DIRECTIONS FOR THIS TASK →
Return the entries below verbatim. Pictures stay out.

RECORD LIST →
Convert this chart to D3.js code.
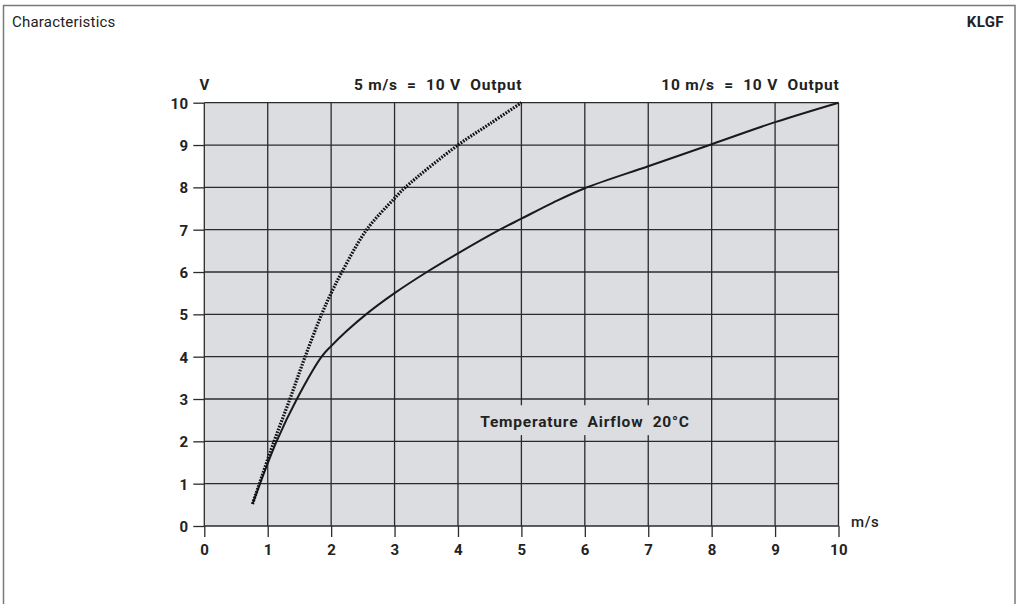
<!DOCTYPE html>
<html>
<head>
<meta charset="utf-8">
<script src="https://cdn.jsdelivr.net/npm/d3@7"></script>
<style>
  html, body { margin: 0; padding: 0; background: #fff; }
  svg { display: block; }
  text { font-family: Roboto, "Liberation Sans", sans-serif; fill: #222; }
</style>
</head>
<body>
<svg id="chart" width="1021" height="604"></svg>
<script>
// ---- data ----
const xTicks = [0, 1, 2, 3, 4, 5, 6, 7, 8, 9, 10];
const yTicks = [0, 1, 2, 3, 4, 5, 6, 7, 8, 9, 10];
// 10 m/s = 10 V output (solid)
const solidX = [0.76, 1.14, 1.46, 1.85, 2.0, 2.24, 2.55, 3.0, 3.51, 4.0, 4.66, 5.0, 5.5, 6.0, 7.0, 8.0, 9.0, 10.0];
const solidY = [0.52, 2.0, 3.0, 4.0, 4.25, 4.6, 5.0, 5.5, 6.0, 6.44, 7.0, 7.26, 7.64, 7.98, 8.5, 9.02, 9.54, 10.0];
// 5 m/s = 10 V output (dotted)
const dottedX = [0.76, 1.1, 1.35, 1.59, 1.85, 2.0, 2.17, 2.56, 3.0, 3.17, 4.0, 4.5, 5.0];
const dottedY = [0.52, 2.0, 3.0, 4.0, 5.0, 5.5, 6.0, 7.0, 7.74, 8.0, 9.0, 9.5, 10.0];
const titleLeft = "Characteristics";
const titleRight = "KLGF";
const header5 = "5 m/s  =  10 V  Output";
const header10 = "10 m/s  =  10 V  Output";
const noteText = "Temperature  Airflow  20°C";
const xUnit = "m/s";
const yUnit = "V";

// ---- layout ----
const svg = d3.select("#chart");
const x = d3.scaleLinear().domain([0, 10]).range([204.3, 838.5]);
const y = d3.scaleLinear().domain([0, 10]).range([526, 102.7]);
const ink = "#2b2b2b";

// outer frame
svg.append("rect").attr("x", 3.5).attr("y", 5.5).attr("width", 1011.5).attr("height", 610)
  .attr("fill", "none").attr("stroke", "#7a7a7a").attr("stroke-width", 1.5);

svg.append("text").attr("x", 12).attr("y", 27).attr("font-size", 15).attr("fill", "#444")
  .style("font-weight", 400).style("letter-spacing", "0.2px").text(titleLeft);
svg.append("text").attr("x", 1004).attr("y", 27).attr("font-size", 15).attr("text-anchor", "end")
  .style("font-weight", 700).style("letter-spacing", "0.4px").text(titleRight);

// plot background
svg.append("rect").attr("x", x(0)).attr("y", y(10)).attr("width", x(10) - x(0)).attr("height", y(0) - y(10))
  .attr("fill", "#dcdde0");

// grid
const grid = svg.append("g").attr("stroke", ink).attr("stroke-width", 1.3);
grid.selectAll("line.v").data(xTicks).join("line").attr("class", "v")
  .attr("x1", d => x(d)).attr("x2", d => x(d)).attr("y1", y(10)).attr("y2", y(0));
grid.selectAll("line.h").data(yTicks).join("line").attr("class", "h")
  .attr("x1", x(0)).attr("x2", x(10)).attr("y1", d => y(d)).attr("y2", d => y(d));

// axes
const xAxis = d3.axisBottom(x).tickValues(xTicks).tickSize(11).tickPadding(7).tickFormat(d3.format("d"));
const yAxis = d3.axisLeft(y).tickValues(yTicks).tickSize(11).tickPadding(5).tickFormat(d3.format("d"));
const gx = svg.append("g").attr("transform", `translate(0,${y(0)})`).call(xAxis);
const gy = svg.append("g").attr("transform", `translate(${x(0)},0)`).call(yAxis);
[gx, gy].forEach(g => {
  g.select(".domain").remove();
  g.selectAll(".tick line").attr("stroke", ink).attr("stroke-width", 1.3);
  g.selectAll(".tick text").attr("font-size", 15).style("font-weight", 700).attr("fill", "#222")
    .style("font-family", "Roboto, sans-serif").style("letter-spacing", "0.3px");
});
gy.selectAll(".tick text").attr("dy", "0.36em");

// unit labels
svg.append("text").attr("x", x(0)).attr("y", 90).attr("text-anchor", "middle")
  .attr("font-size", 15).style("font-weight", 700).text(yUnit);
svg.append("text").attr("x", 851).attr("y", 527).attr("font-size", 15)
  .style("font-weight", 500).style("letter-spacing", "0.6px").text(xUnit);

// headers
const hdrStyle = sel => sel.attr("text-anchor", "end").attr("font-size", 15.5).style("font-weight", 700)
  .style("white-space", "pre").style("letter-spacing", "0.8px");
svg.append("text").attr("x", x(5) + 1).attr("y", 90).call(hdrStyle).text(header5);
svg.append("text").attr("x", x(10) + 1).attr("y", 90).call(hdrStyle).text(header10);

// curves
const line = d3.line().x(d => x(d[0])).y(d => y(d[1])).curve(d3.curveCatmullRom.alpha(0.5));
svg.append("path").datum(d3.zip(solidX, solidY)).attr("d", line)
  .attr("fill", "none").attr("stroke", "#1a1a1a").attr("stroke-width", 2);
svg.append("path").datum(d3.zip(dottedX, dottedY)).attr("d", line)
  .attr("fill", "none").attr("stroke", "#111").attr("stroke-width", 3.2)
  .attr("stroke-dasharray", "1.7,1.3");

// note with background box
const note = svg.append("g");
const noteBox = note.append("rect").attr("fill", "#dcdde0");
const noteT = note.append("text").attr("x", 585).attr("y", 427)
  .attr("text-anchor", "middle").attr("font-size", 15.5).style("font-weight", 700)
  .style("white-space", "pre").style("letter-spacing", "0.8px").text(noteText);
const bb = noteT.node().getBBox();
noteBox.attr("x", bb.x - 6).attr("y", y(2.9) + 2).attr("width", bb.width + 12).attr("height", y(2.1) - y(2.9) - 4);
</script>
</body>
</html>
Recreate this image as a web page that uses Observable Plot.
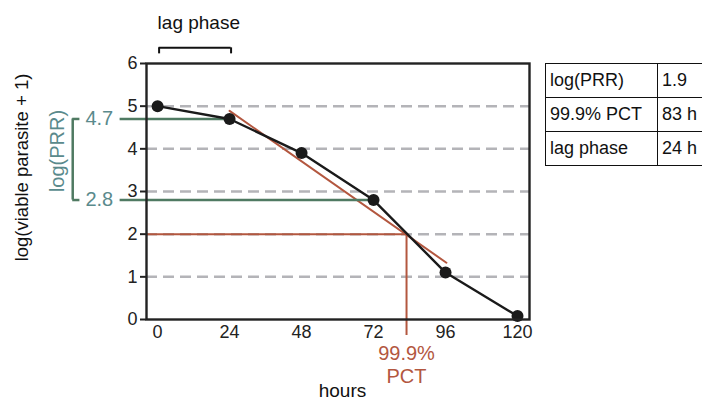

PROBLEM SOLUTION →
Convert this chart to D3.js code.
<!DOCTYPE html>
<html>
<head>
<meta charset="utf-8">
<script src="https://cdn.jsdelivr.net/npm/d3@7"></script>
<style>
  html, body { margin: 0; padding: 0; background: #fff; }
  svg { display: block; }
  text { font-family: Roboto, "Liberation Sans", sans-serif; fill: #222; }
</style>
</head>
<body>
<svg id="chart" width="1021" height="604"></svg>
<script>
// ---- data ----
const xTicks = [0, 1, 2, 3, 4, 5, 6, 7, 8, 9, 10];
const yTicks = [0, 1, 2, 3, 4, 5, 6, 7, 8, 9, 10];
// 10 m/s = 10 V output (solid)
const solidX = [0.76, 1.14, 1.46, 1.85, 2.0, 2.24, 2.55, 3.0, 3.51, 4.0, 4.66, 5.0, 5.5, 6.0, 7.0, 8.0, 9.0, 10.0];
const solidY = [0.52, 2.0, 3.0, 4.0, 4.25, 4.6, 5.0, 5.5, 6.0, 6.44, 7.0, 7.26, 7.64, 7.98, 8.5, 9.02, 9.54, 10.0];
// 5 m/s = 10 V output (dotted)
const dottedX = [0.76, 1.1, 1.35, 1.59, 1.85, 2.0, 2.17, 2.56, 3.0, 3.17, 4.0, 4.5, 5.0];
const dottedY = [0.52, 2.0, 3.0, 4.0, 5.0, 5.5, 6.0, 7.0, 7.74, 8.0, 9.0, 9.5, 10.0];
const titleLeft = "Characteristics";
const titleRight = "KLGF";
const header5 = "5 m/s  =  10 V  Output";
const header10 = "10 m/s  =  10 V  Output";
const noteText = "Temperature  Airflow  20°C";
const xUnit = "m/s";
const yUnit = "V";

// ---- layout ----
const svg = d3.select("#chart");
const x = d3.scaleLinear().domain([0, 10]).range([204.3, 838.5]);
const y = d3.scaleLinear().domain([0, 10]).range([526, 102.7]);
const ink = "#2b2b2b";

// outer frame
svg.append("rect").attr("x", 3.5).attr("y", 5.5).attr("width", 1011.5).attr("height", 610)
  .attr("fill", "none").attr("stroke", "#7a7a7a").attr("stroke-width", 1.5);

svg.append("text").attr("x", 12).attr("y", 27).attr("font-size", 15).attr("fill", "#444")
  .style("font-weight", 400).style("letter-spacing", "0.2px").text(titleLeft);
svg.append("text").attr("x", 1004).attr("y", 27).attr("font-size", 15).attr("text-anchor", "end")
  .style("font-weight", 700).style("letter-spacing", "0.4px").text(titleRight);

// plot background
svg.append("rect").attr("x", x(0)).attr("y", y(10)).attr("width", x(10) - x(0)).attr("height", y(0) - y(10))
  .attr("fill", "#dcdde0");

// grid
const grid = svg.append("g").attr("stroke", ink).attr("stroke-width", 1.3);
grid.selectAll("line.v").data(xTicks).join("line").attr("class", "v")
  .attr("x1", d => x(d)).attr("x2", d => x(d)).attr("y1", y(10)).attr("y2", y(0));
grid.selectAll("line.h").data(yTicks).join("line").attr("class", "h")
  .attr("x1", x(0)).attr("x2", x(10)).attr("y1", d => y(d)).attr("y2", d => y(d));

// axes
const xAxis = d3.axisBottom(x).tickValues(xTicks).tickSize(11).tickPadding(7).tickFormat(d3.format("d"));
const yAxis = d3.axisLeft(y).tickValues(yTicks).tickSize(11).tickPadding(5).tickFormat(d3.format("d"));
const gx = svg.append("g").attr("transform", `translate(0,${y(0)})`).call(xAxis);
const gy = svg.append("g").attr("transform", `translate(${x(0)},0)`).call(yAxis);
[gx, gy].forEach(g => {
  g.select(".domain").remove();
  g.selectAll(".tick line").attr("stroke", ink).attr("stroke-width", 1.3);
  g.selectAll(".tick text").attr("font-size", 15).style("font-weight", 700).attr("fill", "#222")
    .style("font-family", "Roboto, sans-serif").style("letter-spacing", "0.3px");
});
gy.selectAll(".tick text").attr("dy", "0.36em");

// unit labels
svg.append("text").attr("x", x(0)).attr("y", 90).attr("text-anchor", "middle")
  .attr("font-size", 15).style("font-weight", 700).text(yUnit);
svg.append("text").attr("x", 851).attr("y", 527).attr("font-size", 15)
  .style("font-weight", 500).style("letter-spacing", "0.6px").text(xUnit);

// headers
const hdrStyle = sel => sel.attr("text-anchor", "end").attr("font-size", 15.5).style("font-weight", 700)
  .style("white-space", "pre").style("letter-spacing", "0.8px");
svg.append("text").attr("x", x(5) + 1).attr("y", 90).call(hdrStyle).text(header5);
svg.append("text").attr("x", x(10) + 1).attr("y", 90).call(hdrStyle).text(header10);

// curves
const line = d3.line().x(d => x(d[0])).y(d => y(d[1])).curve(d3.curveCatmullRom.alpha(0.5));
svg.append("path").datum(d3.zip(solidX, solidY)).attr("d", line)
  .attr("fill", "none").attr("stroke", "#1a1a1a").attr("stroke-width", 2);
svg.append("path").datum(d3.zip(dottedX, dottedY)).attr("d", line)
  .attr("fill", "none").attr("stroke", "#111").attr("stroke-width", 3.2)
  .attr("stroke-dasharray", "1.7,1.3");

// note with background box
const note = svg.append("g");
const noteBox = note.append("rect").attr("fill", "#dcdde0");
const noteT = note.append("text").attr("x", 585).attr("y", 427)
  .attr("text-anchor", "middle").attr("font-size", 15.5).style("font-weight", 700)
  .style("white-space", "pre").style("letter-spacing", "0.8px").text(noteText);
const bb = noteT.node().getBBox();
noteBox.attr("x", bb.x - 6).attr("y", y(2.9) + 2).attr("width", bb.width + 12).attr("height", y(2.1) - y(2.9) - 4);
</script>
</body>
</html>
Recreate this image as a web page that uses Observable Plot.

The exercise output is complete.